| WHAT IS EXPECTED |
What is to be printed is the span of lines starting at the one containing "Clone this chart in seaborn and matplotlib." and ending at the one containing "import pandas as pd", reproduced exactly with pictures left out.

| EXCERPTED RECORDS |

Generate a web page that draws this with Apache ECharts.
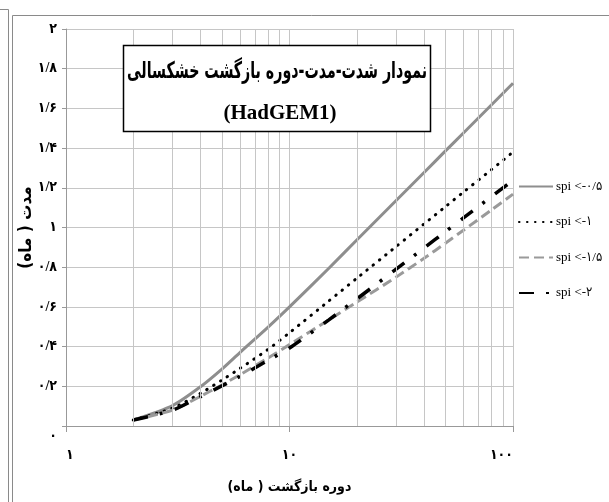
<!DOCTYPE html>
<html>
<head>
<meta charset="utf-8">
<script src="https://cdn.jsdelivr.net/npm/echarts@6/dist/echarts.min.js"></script>
<style>html,body{margin:0;padding:0;background:#fff;}#c{width:609px;height:502px;}</style>
</head>
<body>
<div id="c"></div>
<script>
// Return period (months)
const xs = [2, 3, 4, 5, 6, 8, 10, 15, 20, 30, 40, 50, 60, 80, 100];
// Duration (months) per SPI threshold
const spi05 = [0.03, 0.103, 0.198, 0.288, 0.37, 0.497, 0.60, 0.795, 0.937, 1.136, 1.277, 1.387, 1.476, 1.617, 1.727];
const spi10 = [0.03, 0.09, 0.165, 0.232, 0.29, 0.385, 0.47, 0.63, 0.744, 0.904, 1.018, 1.106, 1.178, 1.291, 1.38];
const spi15 = [0.03, 0.08, 0.15, 0.208, 0.258, 0.342, 0.41, 0.535, 0.624, 0.75, 0.845, 0.922, 0.986, 1.088, 1.168];
const spi20 = [0.03, 0.08, 0.148, 0.203, 0.25, 0.33, 0.393, 0.535, 0.64, 0.79, 0.897, 0.98, 1.048, 1.155, 1.238];
const seriesNames = ['spi <-۰/۵', 'spi <-۱', 'spi <-۱/۵', 'spi <-۲'];
const yTickLabels = {'0':'{z|۰}','0.2':'۰/۲','0.4':'۰/۴','0.6':'۰/۶','0.8':'۰/۸','1':'۱','1.2':'۱/۲','1.4':'۱/۴','1.6':'۱/۶','1.8':'۱/۸','2':'۲'};
const xTickLabels = {'1':'۱','10':'۱۰','100':'۱۰۰'};
const minorX = [2,3,4,5,6,7,8,9,20,30,40,50,60,70,80,90];
const titleLine1 = 'نمودار شدت-مدت-دوره بازگشت خشکسالی';
const titleLine2 = '(HadGEM1)';
const xName = 'دوره بازگشت ( ماه)\u200F';
const yName = 'مدت ( ماه)\u200F';

const F = '"Liberation Serif", "DejaVu Sans Condensed", "DejaVu Sans", serif';
const FA = '"DejaVu Sans Condensed", "DejaVu Sans", serif';
const pair = (arr) => xs.map((x, i) => [x, arr[i]]);

// horizontal fit factor for the title line
const ctx = document.createElement('canvas').getContext('2d');
const t1Font = 'bold 23px ' + FA;
ctx.font = t1Font;
const t1Scale = Math.min(1, 300 / ctx.measureText(titleLine1).width);

const chart = echarts.init(document.getElementById('c'), null, {renderer: 'canvas'});
const gridC = '#c6c6c6';
chart.setOption({
  animation: false,
  backgroundColor: '#fff',
  grid: {left: 66, right: 96, top: 29, bottom: 76},
  legend: {
    data: seriesNames, orient: 'vertical', left: 518, top: 180, padding: 0,
    itemWidth: 34, itemHeight: 14, itemGap: 22.5,
    itemStyle: {opacity: 0},
    textStyle: {fontFamily: F, fontSize: 13, color: '#000', padding: [0, 0, 0, -2]}
  },
  xAxis: {
    type: 'log', logBase: 10, min: 1, max: 100,
    name: xName, nameLocation: 'middle', nameGap: 54, nameMoveOverlap: false,
    nameTextStyle: {fontFamily: FA, fontSize: 14, fontWeight: 'bold', color: '#000'},
    axisLine: {lineStyle: {color: '#999', width: 1}},
    axisTick: {show: true, length: 6, lineStyle: {color: '#999'}},
    axisLabel: {margin: 22, fontFamily: F, fontSize: 14, fontWeight: 'bold', color: '#000',
      alignMinLabel: 'left', alignMaxLabel: 'right',
      formatter: v => xTickLabels[String(Math.round(v))] || ''},
    splitLine: {show: true, lineStyle: {color: gridC, width: 1}},
    minorTick: {show: false}, minorSplitLine: {show: false}
  },
  yAxis: {
    type: 'value', min: 0, max: 2, interval: 0.2,
    name: yName, nameLocation: 'middle', nameGap: 31, nameRotate: 90, nameMoveOverlap: false,
    nameTextStyle: {fontFamily: FA, fontSize: 17, fontWeight: 'bold', color: '#000'},
    axisLine: {show: true, lineStyle: {color: '#999', width: 1}},
    axisTick: {show: true, length: 4, lineStyle: {color: '#999'}},
    axisLabel: {margin: 9, fontFamily: F, fontSize: 14, fontWeight: 'bold', color: '#000',
      rich: {z: {fontFamily: F, fontSize: 14, fontWeight: 'bold', color: '#000', padding: [20, 0, 0, 0]}},
      formatter: v => yTickLabels[String(Math.round(v * 10) / 10)] || ''},
    splitLine: {show: true, lineStyle: {color: gridC, width: 1}}
  },
  series: [
    {type: 'line', name: 'minor', data: [], silent: true,
      markLine: {silent: true, symbol: 'none', label: {show: false},
        lineStyle: {color: gridC, type: 'solid', width: 1},
        data: minorX.map(v => ({xAxis: v}))}},
    {type: 'line', name: seriesNames[0], data: pair(spi05), symbol: 'none', smooth: 0.25,
      lineStyle: {color: '#8e8e8e', width: 3}, itemStyle: {color: '#8e8e8e'}},
    {type: 'line', name: seriesNames[1], data: pair(spi10), symbol: 'none', smooth: 0.25,
      lineStyle: {color: '#000', width: 3, type: [0.5, 7.5], cap: 'round'}, itemStyle: {color: '#000'}},
    {type: 'line', name: seriesNames[2], data: pair(spi15), symbol: 'none', smooth: 0.25,
      lineStyle: {color: '#9a9a9a', width: 3, type: [10, 5]}, itemStyle: {color: '#9a9a9a'}},
    {type: 'line', name: seriesNames[3], data: pair(spi20), symbol: 'none', smooth: 0.25,
      lineStyle: {color: '#000', width: 3.5, type: [15, 12, 3, 13]}, itemStyle: {color: '#000'}}
  ],
  graphic: [
    {type: 'polyline', silent: true, shape: {points: [[12.5, 600], [12.5, 15.5], [700, 15.5]]},
      style: {stroke: '#8a8a8a', lineWidth: 1, fill: null}},
    {type: 'polyline', silent: true, shape: {points: [[0, 9.5], [8.5, 9.5], [8.5, 600]]},
      style: {stroke: '#8a8a8a', lineWidth: 1, fill: null}},
    {type: 'rect', z: 10, shape: {x: 123.5, y: 45.5, width: 307, height: 86},
      style: {fill: '#fff', stroke: '#000', lineWidth: 1.5}},
    {type: 'text', z: 11, x: 277, y: 72, scaleX: t1Scale,
      style: {text: titleLine1, fill: '#000', font: t1Font, textAlign: 'center', textVerticalAlign: 'middle'}},
    {type: 'text', z: 11, x: 280, y: 114,
      style: {text: titleLine2, fill: '#000', font: 'bold 21px "Liberation Serif", serif', textAlign: 'center', textVerticalAlign: 'middle'}}
  ]
});
</script>
</body>
</html>
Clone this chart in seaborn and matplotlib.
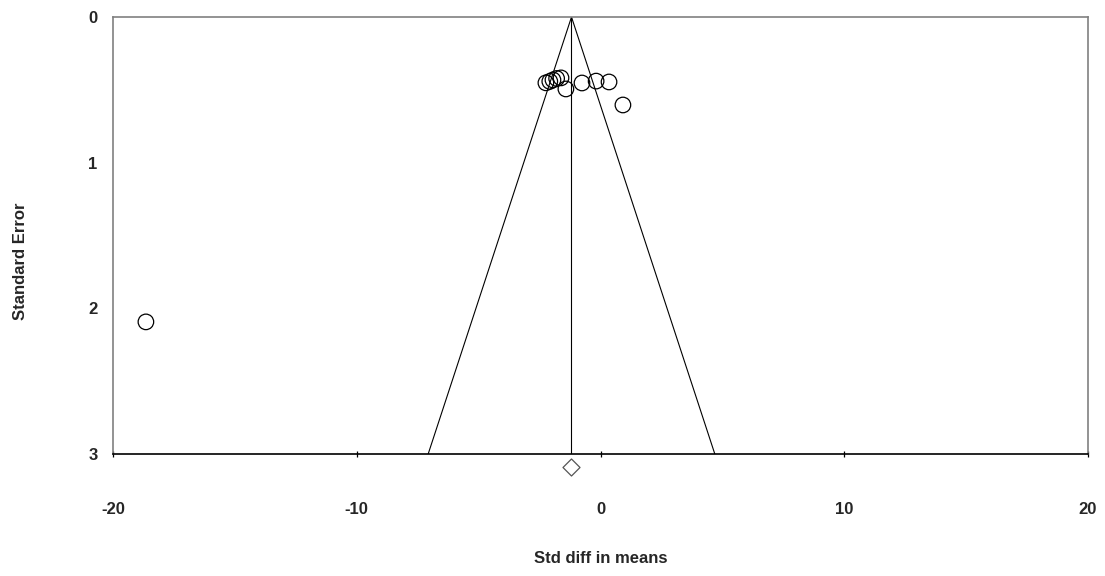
import matplotlib
matplotlib.use("Agg")
import matplotlib.pyplot as plt
import seaborn as sns
import numpy as np
import pandas as pd

# Study effect sizes (Std diff in means) and standard errors
std_diff = [-2.24, -2.08, -1.95, -1.80, -1.62, -1.42, -0.76, -0.18, 0.35, 0.92, -18.65]
std_err = [0.452, 0.442, 0.432, 0.422, 0.418, 0.494, 0.453, 0.44, 0.446, 0.604, 2.093]

pooled_estimate = -1.19
pooled_marker_se = 3.09
z_crit = 1.96

x_ticks = [-20, -10, 0, 10, 20]
y_ticks = [0, 1, 2, 3]
x_label = "Std diff in means"
y_label = "Standard Error"

sns.set_theme(style="white")
plt.rcParams['font.family'] = ['Liberation Sans', 'DejaVu Sans']

fig = plt.figure(figsize=(11.05, 5.76), dpi=100)
ax = fig.add_axes([113/1105, 1-454/576, (1088-113)/1105, (454-17)/576])

df = pd.DataFrame({"x": std_diff, "se": std_err})

# Funnel lines
se_max = y_ticks[-1]
funnel = pd.DataFrame({
    "x": [pooled_estimate - z_crit*se_max, pooled_estimate, pooled_estimate + z_crit*se_max],
    "se": [se_max, 0, se_max],
})
ax.plot(funnel["x"], funnel["se"], color="black", lw=0.8, zorder=2)
ax.plot([pooled_estimate, pooled_estimate], [0, se_max], color="black", lw=0.8, zorder=2)

sns.scatterplot(data=df, x="x", y="se", ax=ax, marker="o", s=125,
                facecolor="none", edgecolor="black", linewidth=0.9, zorder=3)

ax.scatter([pooled_estimate], [pooled_marker_se], marker="D", s=75,
           facecolor="white", edgecolor="#555555", linewidth=0.9, clip_on=False, zorder=4)

ax.set_xlim(x_ticks[0], x_ticks[-1])
ax.set_ylim(y_ticks[-1], y_ticks[0])
ax.set_xticks(x_ticks)
ax.set_yticks(y_ticks)
ax.set_xticklabels([str(t) for t in x_ticks], fontsize=12, fontweight="bold")
ax.set_yticklabels([str(t) for t in y_ticks], fontsize=12, fontweight="bold")
ax.tick_params(axis="x", direction="inout", length=5, width=0.9, color="black", pad=32, bottom=True)
ax.tick_params(axis="y", length=0, pad=11, left=False)

ax.set_xlabel(x_label, fontsize=12, fontweight="bold")
ax.set_ylabel(y_label, fontsize=12, fontweight="bold")
ax.xaxis.set_label_coords(0.5, -0.222)
ax.yaxis.set_label_coords(-0.087, 0.44)

for side in ["top", "left", "right"]:
    ax.spines[side].set_color("#808080")
    ax.spines[side].set_linewidth(1.2)
ax.spines["bottom"].set_color("black")
ax.spines["bottom"].set_linewidth(1.2)

fig.savefig("out.png", dpi=100)
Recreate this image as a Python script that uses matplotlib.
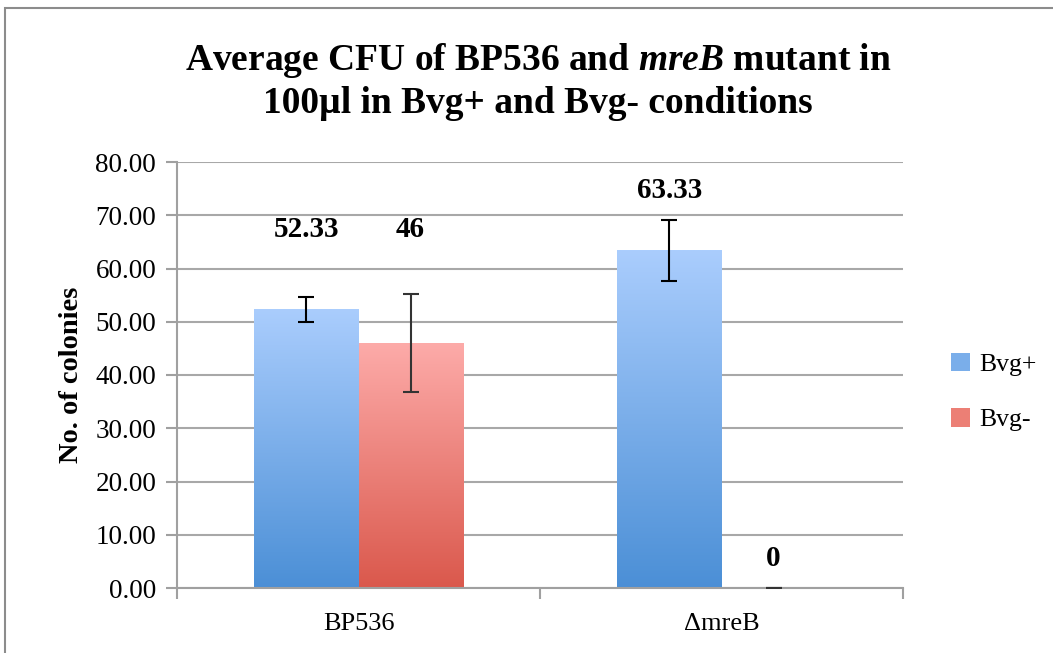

| SOLUTION FOR THIS TASK |
Clone this chart in seaborn and matplotlib.
import matplotlib
matplotlib.use("Agg")
import matplotlib.pyplot as plt
import seaborn as sns
import numpy as np
import pandas as pd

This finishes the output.